Retomo o tema central da mensagem do Papa Francisco para a quaresma deste ano: “Através do deserto, Deus guia-nos para a liberdade”. A liberdade não tem preço. A atual revolução cultural que se impõe no Ocidente Cristão quer nos tirar a liberdade, suprimir a fé, fomentar a “cultura da morte” e controlar a pessoa humana completamente. O mundo torna-se cada vez mais um deserto difícil de se atravessar; o Brasil se torna cada vez mais um deserto, onde estamos perdendo a liberdade. Só por um milagre poderemos nos libertar das garras do faraó destes tempos em que se cumpre a profecia do Profeta Isaias 59, 14-15: “A justiça é posta de lado, e o direito é afastado. A verdade anda tropeçando no tribunal, e a honestidade não consegue chegar até lá. A verdade desapareceu, e os que procuram ser honestos são perseguidos”. Está em perigo o esganamento do Estado Democrático de Direito. Rezemos nesta quaresma nas intenções do nosso País e das vítimas de um sistema cruel, corrupto e corruptor que joga nas masmorras inocentes e indefesos em nome da democracia que não existe mais.

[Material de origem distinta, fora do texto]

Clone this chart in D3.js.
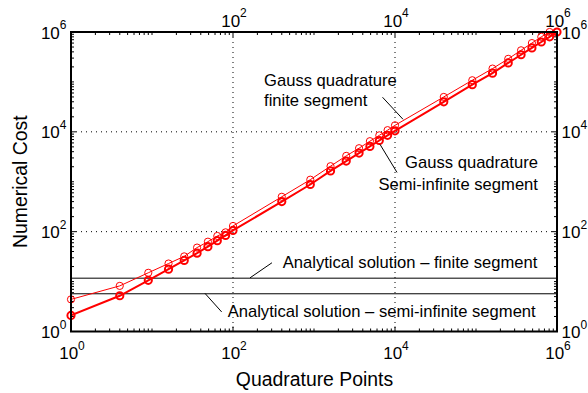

“Amados irmãos e irmãs, confiantes e alegres comecemos o itinerário quaresmal. Ressoe em nós intensamente o convite à conversão, a «converter-se a Deus de todo o coração», acolhendo a sua graça que faz de nós homens novos, e de uma novidade maravilhosa que é a participação na própria vida de Jesus. Que nenhum de nós fique surdo a este apelo, que nos é dirigido nomeadamente com o rito austero – tão simples e ao mesmo tempo tão sugestivo – da imposição das cinzas, que dentro em breve realizaremos” (Bento XVI, cinzas de 2013). Nada é maior do que “sermos livres e fiéis em Cristo”; podem até nos tirar a vida como ocorre atualmente em tantos pais da África com nossos irmãos católicos, martirizados por terroristas islâmicos. Podem matar nosso corpo, mas não nos pode tirar a liberdade interior. Somos templos do Espírito e Cristo e nosso Rei.
Acompanha-nos neste tempo a Virgem Maria, Mãe da Igreja e modelo de todo o verdadeiro discípulo do Senhor. Amem!